→ Written exercise
Extract all lines that hold the string "standalone".

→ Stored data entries
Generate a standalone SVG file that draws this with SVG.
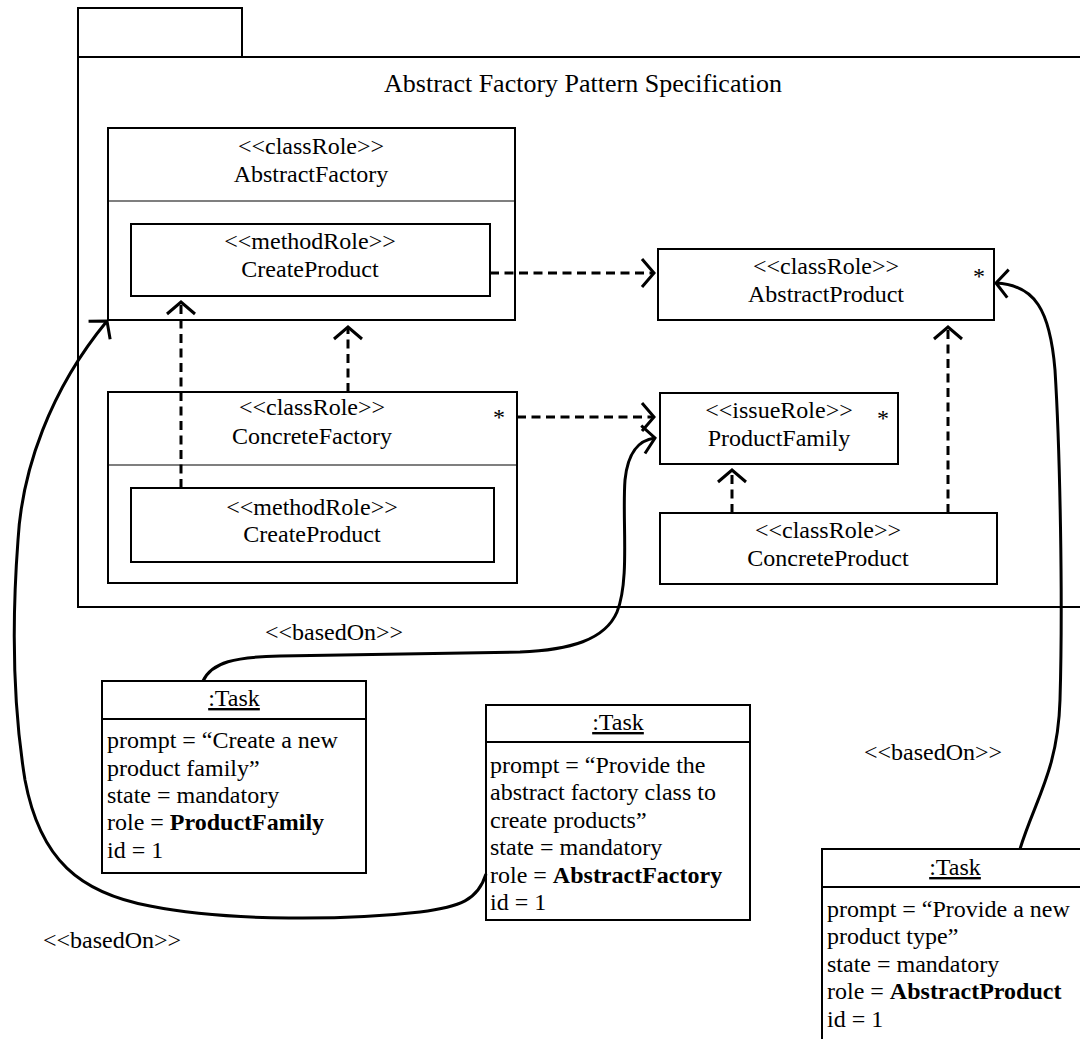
<svg xmlns="http://www.w3.org/2000/svg" width="1080" height="1039" viewBox="0 0 1080 1039" font-family="'Liberation Serif', 'Times New Roman', Times, serif">
  <style>
    .t { font-family: 'Liberation Serif', 'Times New Roman', Times, serif; font-size: 24px; fill: #000; }
    .c { text-anchor: middle; }
    .b { font-weight: bold; }
    .u { text-decoration: underline; }
    .box { fill: #fff; stroke: #000; stroke-width: 2; }
    .pkg { fill: #fff; stroke: #000; stroke-width: 2; }
    .sep { stroke: #000; stroke-width: 1.2; }
    .dep { fill: none; stroke: #000; stroke-width: 3; stroke-dasharray: 9 5.5; marker-end: url(#open); }
    .rel { fill: none; stroke: #000; stroke-width: 3; marker-end: url(#open); }
  </style>
  <defs>
    <marker id="open" markerUnits="userSpaceOnUse" viewBox="-16 -18 20 36" markerWidth="20" markerHeight="36" refX="0" refY="0" orient="auto" overflow="visible">
      <path d="M -12 -14 L 0 0 L -12 14" fill="none" stroke="#000" stroke-width="3"/>
    </marker>
  </defs>

  <rect width="1080" height="1039" fill="#fff"/>

  <!-- package frame -->
  <g id="package">
    <rect class="pkg" x="78" y="8" width="164" height="49"/>
    <rect class="pkg" x="78" y="57" width="1030" height="550"/>
    <text class="t c" x="583" y="92" style="font-size:26px">Abstract Factory Pattern Specification</text>
  </g>

  <g id="abstractFactory">
    <rect class="box" x="108" y="128" width="407" height="192"/>
    <line class="sep" x1="108" y1="201" x2="515" y2="201"/>
    <text class="t c" x="311" y="154">&lt;&lt;classRole&gt;&gt;</text>
    <text class="t c" x="311" y="182">AbstractFactory</text>
  </g>
  <g id="abstractFactoryCreate">
    <rect class="box" x="131" y="224" width="359" height="72"/>
    <text class="t c" x="310" y="249">&lt;&lt;methodRole&gt;&gt;</text>
    <text class="t c" x="310" y="277">CreateProduct</text>
  </g>

  <g id="abstractProduct">
    <rect class="box" x="658" y="249" width="336" height="71"/>
    <text class="t c" x="826" y="274">&lt;&lt;classRole&gt;&gt;</text>
    <text class="t c" x="826" y="302">AbstractProduct</text>
    <text class="t c" x="979" y="284">*</text>
  </g>

  <g id="concreteFactory">
    <rect class="box" x="108" y="392" width="409" height="191"/>
    <line class="sep" x1="108" y1="465" x2="517" y2="465"/>
    <text class="t c" x="312" y="415">&lt;&lt;classRole&gt;&gt;</text>
    <text class="t c" x="312" y="444">ConcreteFactory</text>
    <text class="t c" x="499" y="425">*</text>
  </g>
  <g id="concreteFactoryCreate">
    <rect class="box" x="131" y="488" width="363" height="74"/>
    <text class="t c" x="312" y="515">&lt;&lt;methodRole&gt;&gt;</text>
    <text class="t c" x="312" y="542">CreateProduct</text>
  </g>

  <g id="productFamily">
    <rect class="box" x="660" y="393" width="238" height="71"/>
    <text class="t c" x="779" y="418">&lt;&lt;issueRole&gt;&gt;</text>
    <text class="t c" x="779" y="446">ProductFamily</text>
    <text class="t c" x="883" y="426">*</text>
  </g>

  <g id="concreteProduct">
    <rect class="box" x="660" y="513" width="337" height="71"/>
    <text class="t c" x="828" y="538">&lt;&lt;classRole&gt;&gt;</text>
    <text class="t c" x="828" y="566">ConcreteProduct</text>
  </g>

  <!-- task instances -->
  <g id="taskProductFamily">
    <rect class="box" x="102" y="681" width="264" height="192"/>
    <line class="box" x1="102" y1="719" x2="366" y2="719"/>
    <text class="t c u" x="234" y="706">:Task</text>
    <text class="t" x="107" y="748">prompt = “Create a new</text>
    <text class="t" x="107" y="776">product family”</text>
    <text class="t" x="107" y="803">state = mandatory</text>
    <text class="t" x="107" y="830">role = <tspan class="b">ProductFamily</tspan></text>
    <text class="t" x="107" y="858">id = 1</text>
  </g>

  <g id="taskAbstractFactory">
    <rect class="box" x="486" y="705" width="264" height="215"/>
    <line class="box" x1="486" y1="742" x2="750" y2="742"/>
    <text class="t c u" x="618" y="730">:Task</text>
    <text class="t" x="490" y="773">prompt = “Provide the</text>
    <text class="t" x="490" y="800">abstract factory class to</text>
    <text class="t" x="490" y="828">create products”</text>
    <text class="t" x="490" y="855">state = mandatory</text>
    <text class="t" x="490" y="883">role = <tspan class="b">AbstractFactory</tspan></text>
    <text class="t" x="490" y="910">id = 1</text>
  </g>

  <g id="taskAbstractProduct">
    <rect class="box" x="822" y="849" width="266" height="210"/>
    <line class="box" x1="822" y1="887" x2="1088" y2="887"/>
    <text class="t c u" x="955" y="875">:Task</text>
    <text class="t" x="827" y="917">prompt = “Provide a new</text>
    <text class="t" x="827" y="944">product type”</text>
    <text class="t" x="827" y="972">state = mandatory</text>
    <text class="t" x="827" y="999">role = <tspan class="b">AbstractProduct</tspan></text>
    <text class="t" x="827" y="1027">id = 1</text>
  </g>

  <!-- connectors -->
  <g id="connectors">
    <path class="dep" d="M 490 273 L 654 273"/>
    <path class="dep" d="M 348 392 L 348 327"/>
    <path class="dep" d="M 181 488 L 181 302"/>
    <path class="dep" d="M 517 417 L 654 417"/>
    <path class="dep" d="M 732 513 L 732 470"/>
    <path class="dep" d="M 948 513 L 948 327"/>

    <path class="rel" d="M 203 681 C 212 662, 235 657, 280 656 L 520 652 C 570 650, 605 640, 617 612 C 630 580, 622 520, 625 480 C 628 450, 640 440, 655 438"/>
    <path class="rel" d="M 486 874 C 478 900, 460 907, 420 912 C 350 920, 230 922, 150 906 C 80 893, 40 860, 25 780 C 12 700, 12 620, 18 540 C 22 470, 50 390, 107 321"/>
    <path class="rel" d="M 1020 849 C 1035 800, 1058 770, 1060 700 C 1063 600, 1060 450, 1055 370 C 1050 310, 1035 285, 996 283"/>

    <text class="t c" x="334" y="640">&lt;&lt;basedOn&gt;&gt;</text>
    <text class="t c" x="933" y="760">&lt;&lt;basedOn&gt;&gt;</text>
    <text class="t c" x="112" y="948">&lt;&lt;basedOn&gt;&gt;</text>
  </g>
</svg>
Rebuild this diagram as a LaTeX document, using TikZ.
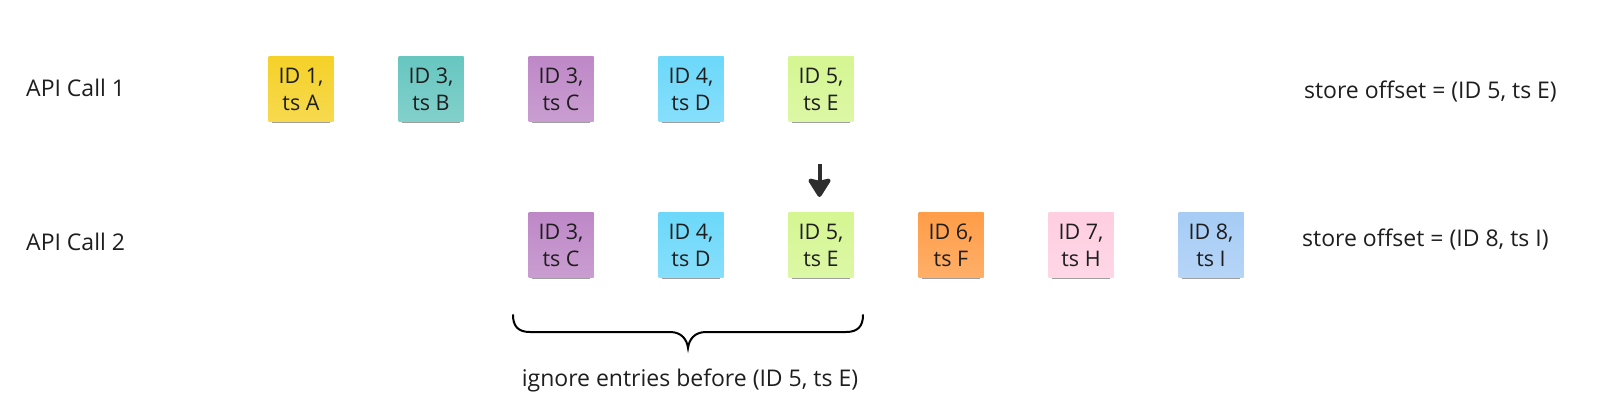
\documentclass[tikz,border=0pt]{standalone}
\usepackage{fontspec}
\setmainfont{Open Sans}
\usetikzlibrary{arrows.meta,shadows}
\definecolor{cyel}{HTML}{F5D128}
\definecolor{cteal}{HTML}{67C6C0}
\definecolor{cviol}{HTML}{BE88C7}
\definecolor{cblue}{HTML}{6CD8FA}
\definecolor{clgreen}{HTML}{D5F692}
\definecolor{corange}{HTML}{FF9D48}
\definecolor{cpink}{HTML}{FFCEE0}
\definecolor{clblue}{HTML}{A6CCF5}
\definecolor{txt}{HTML}{1E1E1E}
\tikzset{
  sticky/.style={minimum width=65pt, minimum height=65pt, inner sep=0pt,
    align=center, text=txt, font=\fontsize{21.5}{27}\selectfont,
    top color=#1, bottom color=#1!82!white, draw=none,
    drop shadow={shadow xshift=0pt, shadow yshift=-6pt, shadow scale=0.88, opacity=0.38, fill=black}},
  lbl/.style={text=txt, font=\fontsize{23}{27}\selectfont, inner sep=0pt},
  brace/.style={line width=2pt, black, line cap=round},
  downarrow/.style={line width=4pt, draw=black!82, -{Stealth[width=26pt,length=21pt,inset=3pt,round]}}
}
\begin{document}
\begin{tikzpicture}[x=1pt,y=-1pt]
\useasboundingbox (0,0) rectangle (1600,418);
% row 1
\node[lbl, anchor=west] (call1) at (26,88) {API Call 1};
\node[sticky=cyel] (a1) at (301,89) {ID 1,\\ts A};
\node[sticky=cteal] (a2) at (431,89) {ID 3,\\ts B};
\node[sticky=cviol] (a3) at (561,89) {ID 3,\\ts C};
\node[sticky=cblue] (a4) at (691,89) {ID 4,\\ts D};
\node[sticky=clgreen] (a5) at (821,89) {ID 5,\\ts E};
\node[lbl, anchor=east] (off1) at (1557,92) {store offset = (ID 5, ts E)};
% row 2
\node[lbl, anchor=west] (call2) at (26,242) {API Call 2};
\node[sticky=cviol] (b3) at (561,245) {ID 3,\\ts C};
\node[sticky=cblue] (b4) at (691,245) {ID 4,\\ts D};
\node[sticky=clgreen] (b5) at (821,245) {ID 5,\\ts E};
\node[sticky=corange] (b6) at (951,245) {ID 6,\\ts F};
\node[sticky=cpink] (b7) at (1081,245) {ID 7,\\ts H};
\node[sticky=clblue] (b8) at (1211,245) {ID 8,\\ts I};
\node[lbl, anchor=west] (off2) at (1302,240) {store offset = (ID 8, ts I)};
% arrow
\coordinate (arrtop) at (819.5,164);
\coordinate (arrtip) at (819.5,197);
\draw[downarrow] (arrtop) -- (arrtip);
% brace
\coordinate (brl) at (513,315);
\coordinate (brr) at (863,315);
\coordinate (brm) at (688,348);
\draw[brace] (brl) .. controls (513,326) and (518,332) .. (530,332)
  -- (670,332) .. controls (682,332) and (687,340) .. (brm)
  .. controls (689,340) and (694,332) .. (706,332)
  -- (846,332) .. controls (858,332) and (863,326) .. (brr);
\node[lbl] (ign) at (690,380) {ignore entries before (ID 5, ts E)};
\end{tikzpicture}
\end{document}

→ Answer to the problem
Generate a standalone SVG file that draws this with SVG.
\documentclass[tikz,border=0pt]{standalone}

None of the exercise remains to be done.